The group’s weekly meetings include workshops on developing key skills, mindsets and strategies, as well as a speaker series that brings in entrepreneurs and business experts–many of them successful Bryant alumni–to share advice. The chapter also runs certification programs such as “So You Want To Be A CEO” which offers a Business 101 education, and another focusing on event management. “Our goal is to not only connect students with the resources they need but also show them how to start making their own connections so that they can also be a resource for others,” says Schulze.
"The biggest thing students need is support for their ideas, both in terms of encouragement and in helping them figure out the way forward. By working together, we can provide that support for one another."
CEO-sponsored campus events such as the annual App-A-Thon, in which students compete to develop an app that improves life on campus, and Entrepreneur Fair, which showcases Bryant’s student business owners, provide outlets for creativity and networking. The organization’s annual Bryant University Northeast Entrepreneurship Conference (BUNEEC) is the largest of its kind in the region, attracting keynote speakers from a wide range of fields and aspiring student entrepreneurs from across the country.
“We’re a student-run organization, and because of that, we can tailor what we do to what students want and need,” Hird explains.
Every workshop and event, says Schulze, is designed to energize students and propel them forward. “Hopefully we help spark an idea in them so they can move onto that next phase, where they start their own business or otherwise take their projects to the next level,” she says.
When students are ready to take that next step, Bryant CEO’s “Bryant Ventures” start-up incubator helps them turn their ideas into reality. Through Ventures, Hird notes, he was able to form professional connections with other entrepreneurs committed to aiding each other. "The biggest thing students need is support for their ideas, both in terms of encouragement and in helping them figure out the way forward,” he says. “By working together, we can provide that support for one another."
The Global conference was a chance for Bryant CEO to extend that support network on an international level.

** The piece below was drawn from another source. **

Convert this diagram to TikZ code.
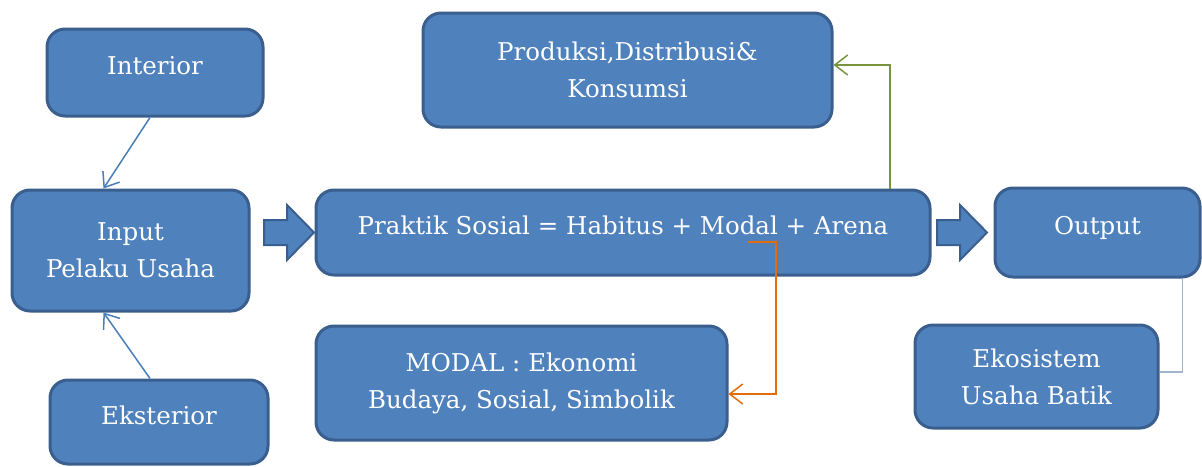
\documentclass[tikz,border=0pt]{standalone}
\usepackage{fontspec}
\setmainfont{DejaVu Serif}
\usetikzlibrary{arrows.meta}

\definecolor{boxblue}{HTML}{4F81BD}
\definecolor{boxedge}{HTML}{3A5F8E}
\definecolor{linkblue}{HTML}{4A7EBB}
\definecolor{linkgreen}{HTML}{77933C}
\definecolor{linkorange}{HTML}{E46C0A}
\definecolor{linkgray}{HTML}{A3B5CD}

\tikzset{
  box/.style={draw=boxedge, fill=boxblue, line width=3pt, rounded corners=18pt,
    text=white, align=center, inner sep=0pt, font=\fontsize{24.5}{37}\selectfont},
  oneline/.style={text height=18pt, text depth=14pt},
  link/.style={line width=1.5pt, -{Straight Barb[length=13pt,width=20pt]}},
  fatarrow/.style={draw=boxedge, fill=boxblue, line width=2pt, line join=miter},
}

\begin{document}
\begin{tikzpicture}[x=1pt, y=-1pt]
    \useasboundingbox (0,0) rectangle (1202,466);

    % boxes
    \node[box, oneline, minimum width=216pt, minimum height=87pt] (interior) at (155,72.5) {Interior};
    \node[box, minimum width=237pt, minimum height=121pt] (input) at (130.5,250.5) {Input\\Pelaku Usaha};
    \node[box, oneline, minimum width=218pt, minimum height=84pt] (eksterior) at (159,422) {Eksterior};
    \node[box, minimum width=409pt, minimum height=114pt] (produksi) at (627.5,70) {Produksi,Distribusi\&\\Konsumsi};
    \node[box, oneline, minimum width=614pt, minimum height=85pt] (praktik) at (623,232.5) {Praktik Sosial = Habitus + Modal + Arena};
    \node[box, oneline, minimum width=205pt, minimum height=89pt] (output) at (1097.5,232.5) {Output};
    \node[box, minimum width=411pt, minimum height=114pt] (modal) at (521.5,383) {MODAL : Ekonomi\\Budaya, Sosial, Simbolik};
    \node[box, minimum width=243pt, minimum height=103pt] (ekosistem) at (1036.5,376.5) {Ekosistem\\Usaha Batik};

    % block arrows
    \draw[fatarrow] (264,220) -- (287,220) -- (287,205) -- (314,232.5) -- (287,260) -- (287,245) -- (264,245) -- cycle;
    \draw[fatarrow] (937,220) -- (960,220) -- (960,205) -- (987,232.5) -- (960,260) -- (960,245) -- (937,245) -- cycle;

    % connectors
    \draw[link, linkblue] ([xshift=-5pt]interior.south) -- ([xshift=-27pt]input.north);
    \draw[link, linkblue] ([xshift=-9pt]eksterior.north) -- ([xshift=-27pt]input.south);
    \draw[link, linkgreen] ([xshift=267pt]praktik.north) |- ([yshift=5pt]produksi.east);
    \draw[link, linkorange] ([xshift=125pt,yshift=-9.5pt]praktik.center) -- ++(28,0) |- ([yshift=-11pt]modal.east);
    \draw[line width=1.5pt, linkgray] ([xshift=85pt]output.south) |- ([yshift=4.5pt]ekosistem.east);

\end{tikzpicture}
\end{document}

Nine members of the group and faculty advisor Adam Rubin, Senior Lecturer of Management, traveled to Tampa, Florida to learn from keynote speakers, workshops and interactive bootcamps and take those lessons back to campus, where they could share them with the Bryant community.
"We don't necessarily want to be known as just the club for future entrepreneurs–we want to be known as a club that's going to help you succeed in whatever you want to do.”
“We were able to talk one-on-one with successful entrepreneurs like Travis Rosbach, the founder of Hydroflask, and experts like Jason Feifer, the editor in chief of Entrepreneur magazine,” says Hird. “They told us their story and then we were able to ask them the questions that were important to us.”
“It's a great opportunity to collaborate with one another and share ideas,” notes Schulze, who led a panel on growing chapter membership. “It was good to be able to look together at some of the challenges we’ve been facing and compare notes and work through them with others because someone else might have dealt with that before and come up with a new answer or might have a different perspective.”
Making it real
Everyone can gain something from CEO, says Schulze, even students who aren’t looking to start their own businesses. Employers, she states, are looking for “intreprepreneurs” who can bring creativity and the entrepreneurial mindset to established organizations. “Companies want candidates that have new ideas and can think outside of the box. They also want people who know how to network, build and work on teams and share their ideas. CEO helps students with all of that,” Schulze says.
CEO, Hird notes, is an ideal complement to any course of study. “This is about taking what we learn in class and making it real,” he says. “It’s about taking it out into the world and doing something with it on your own.”
It’s also a perfect fit for Bryant University, he says. “Bryant is working to prepare students to be creative thinkers who can make an impact on the world. That’s our goal with CEO as well. We don't necessarily want to be known as just the club for future entrepreneurs–we want to be known as a club that's going to help you succeed in whatever you want to do.”